Introduction to Radar: Class Photograph 2014

Course Information

Dates: 3-7 February 2014

Course code: EEE5119Z

Venue: Menzies Seminar Room, 6th Floor, Menzies Building (Upper Campus), University of Cape Town

Course Description

The principal aim of this course is to introduce students to the fundamental principles underlying radar systems and to enable them to understand and apply these principles to generic radar systems. The subject is specifically structured around these aims.
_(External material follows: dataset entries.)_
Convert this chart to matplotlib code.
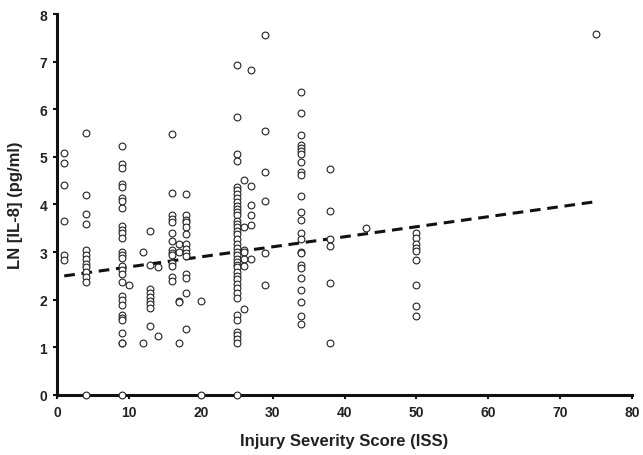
import matplotlib
matplotlib.use("Agg")
import matplotlib.pyplot as plt

plt.rcParams['font.family'] = ['Liberation Sans', 'DejaVu Sans']

# ISS columns and LN[IL-8] values
iss_1 = [5.08, 4.87, 4.41, 3.65, 2.93, 2.84]
iss_4 = [5.50, 4.19, 3.79, 3.60, 3.05, 2.95, 2.85, 2.75, 2.68, 2.58, 2.47, 2.37, 0.0]
iss_9 = [5.23, 4.86, 4.76, 4.43, 4.36, 4.14, 4.08, 3.93, 3.54, 3.46, 3.40, 3.29, 3.00, 2.93,
         2.88, 2.70, 2.62, 2.54, 2.38, 2.07, 2.00, 1.90, 1.68, 1.62, 1.58, 1.30, 1.10, 1.09, 0.0]
iss_10 = [2.30]
iss_12 = [3.00, 1.10]
iss_13 = [3.45, 2.72, 2.22, 2.14, 2.06, 1.98, 1.91, 1.82, 1.45]
iss_14 = [2.68, 1.24]
iss_16 = [5.48, 4.24, 3.77, 3.70, 3.63, 3.40, 3.24, 3.05, 2.98, 2.94, 2.77, 2.70, 2.47, 2.40]
iss_17 = [3.17, 3.00, 1.98, 1.95, 1.10]
iss_18 = [4.22, 3.77, 3.68, 3.63, 3.52, 3.38, 3.17, 3.07, 2.98, 2.91, 2.54, 2.45, 2.14, 1.39]
iss_20 = [1.97, 0.0]
iss_25 = [6.92, 5.84, 5.07, 4.92, 4.36, 4.30, 4.22, 4.14, 4.06, 3.96, 3.91, 3.84, 3.77, 3.66,
          3.58, 3.52, 3.45, 3.38, 3.28, 3.18, 3.08, 3.00, 2.93, 2.86, 2.80, 2.74, 2.68, 2.58,
          2.50, 2.44, 2.33, 2.24, 2.14, 2.03, 1.67, 1.58, 1.33, 1.25, 1.17, 1.09, 0.0]
iss_26 = [4.52, 3.52, 3.05, 3.00, 2.86, 2.70, 1.81]
iss_27 = [6.83, 4.38, 3.98, 3.78, 3.56, 2.86]
iss_29 = [7.55, 5.54, 4.68, 4.08, 2.98, 2.30]
iss_34 = [6.36, 5.92, 5.46, 5.25, 5.19, 5.12, 5.05, 4.90, 4.68, 4.61, 4.17, 3.84, 3.68, 3.40,
          3.28, 3.01, 2.98, 2.73, 2.66, 2.46, 2.21, 1.96, 1.65, 1.49]
iss_38 = [4.74, 3.87, 3.28, 3.12, 2.35, 1.09]
iss_43 = [3.51]
iss_50 = [3.40, 3.30, 3.18, 3.08, 3.03, 2.84, 2.32, 1.86, 1.65]
iss_75 = [7.58]

columns = {1: iss_1, 4: iss_4, 9: iss_9, 10: iss_10, 12: iss_12, 13: iss_13, 14: iss_14,
           16: iss_16, 17: iss_17, 18: iss_18, 20: iss_20, 25: iss_25, 26: iss_26,
           27: iss_27, 29: iss_29, 34: iss_34, 38: iss_38, 43: iss_43, 50: iss_50, 75: iss_75}

trend_x = [1, 75]
trend_y = [2.50, 4.06]

x_ticks = [0, 10, 20, 30, 40, 50, 60, 70, 80]
y_ticks = [0, 1, 2, 3, 4, 5, 6, 7, 8]

xs, ys = [], []
for k, vals in columns.items():
    xs += [k] * len(vals)
    ys += vals

fig = plt.figure(figsize=(6.43, 4.56), dpi=100)
ax = fig.add_axes([0.0887, 0.1316, 0.8942, 0.8355])

ax.plot(trend_x, trend_y, color='#111111', lw=2.2, dashes=(3.5, 2.2), zorder=2)
ax.scatter(xs, ys, s=24, facecolors='white', edgecolors='#222222', linewidths=0.8,
           zorder=3, clip_on=False)

ax.set_xlim(0, 80)
ax.set_ylim(0, 8)
ax.set_xticks(x_ticks)
ax.set_yticks(y_ticks)
for s in ['top', 'right']:
    ax.spines[s].set_visible(False)
for s in ['left', 'bottom']:
    ax.spines[s].set_linewidth(2.2)
    ax.spines[s].set_color('#111111')
ax.tick_params(direction='out', length=3, width=1.5, color='#111111',
               labelsize=10, pad=4)
for lab in ax.get_xticklabels() + ax.get_yticklabels():
    lab.set_fontweight('bold')
    lab.set_color('#222222')

ax.set_xlabel('Injury Severity Score (ISS)', fontsize=12, fontweight='bold',
              color='#222222', labelpad=10)
ax.set_ylabel('LN [IL-8] (pg/ml)', fontsize=12, fontweight='bold',
              color='#222222', labelpad=12)

fig.savefig('out.png', dpi=100)
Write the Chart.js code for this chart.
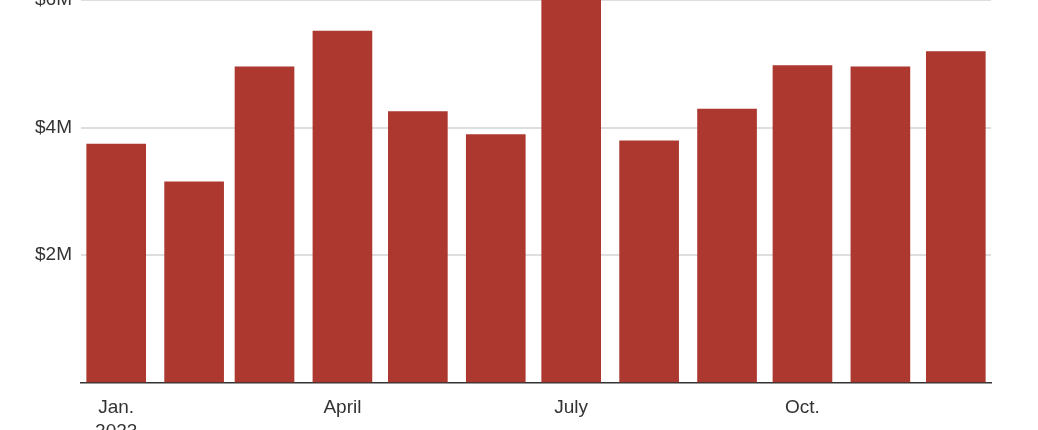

On successful completion of this course, students will be able to:

  • describe the main principles underlying radar systems.
  • understand the role of each component of a radar system.
  • use the radar equation to describe the performance of radar systems.
  • understand how target and environmental characteristics affect the choice of system design parameters.
  • describe and assess the relative advantages of different types of radars.

 

 

Download
Course
Handout: Intro
to Radar 2014

Course Overview

The course covers the areas listed below:

  • Overview of key principles: Radar components and processing, radar system functions, radar types, radar applications
  • Radar range equation: Point target derivation, system noise, SNR, system losses
  • Radar waveforms and ambiguity function: CW, single pulse, pulse soppler, coherent vs incoherent, range estimation and range ambiguities, ghosts, sensing Doppler frequencies – Doppler ambiguities, pulse compression, FMCW, phase coding, other waveforms, eg. passive radar, noise radar, ambiguity function definition and properties
  • Transmitters: Waveform generation, power conversion, mixers, duplexors, RF devices – magnetrons, and travelling wavetubes, synchronisation and timing issues
  • Antennas and phased arrays: Radiation patterns, beamwidth, sidelobes and gain, antennas, phased arrays
  • Propagation, scattering and clutter: Propagation, attenuation, refraction, diffraction, etc., scattering, radar cross-section, target fluctuation, clutter, surface and volume clutter, ground clutter for airborne radar
  • Radar receivers RF aspects: Preamplifiers, down-conversion, limiters, noise figures
  • Radar signal processing: Matched filters, range processing, Doppler processing, Fourier transforms, conventional phase shift beamforming, STAP
  • Detection and the radar equation: Detection principles, statistical detection theory, pulse envelope detector, radar equation, integration, CFAR
  • FMCW radars: Doppler effect, FMCW/Pulse compression, FMCW, Ambiguities
  • Parameter estimation and tracking radars: Key basics of estimation theory, range accuracy, frequency estimation, direction of arrival, tracking radars – lobing and monopulse
  • Synthetic aperture radar: Cross-range resolution, synthetic aperture and resolution, azimuthal chirps, SAR image formation, MoComp.

Presenter

Prof Douglas A. Gray is the Professor of Electrical Engineering at the Adelaide University and Director of the University of Adelaide Radar Research Centre.

He received his Ph. D. from the University of Adelaide, in 1973 and then spent 20 years with the Defence Science and Technology Organisation, applying signal processing to sonar and electronic warfare and leading various research and development programs.

From 1993 to 2006, he was Deputy Director of the Cooperative Research Centre for Sensor Signal and Information Processing and led a number of programs and projects in radar, sonar and GPS.

His current radar research interests are in MIMO radar, radar for monitoring weather and bushfires and synthetic aperture radar for surveillance and environmental monitoring.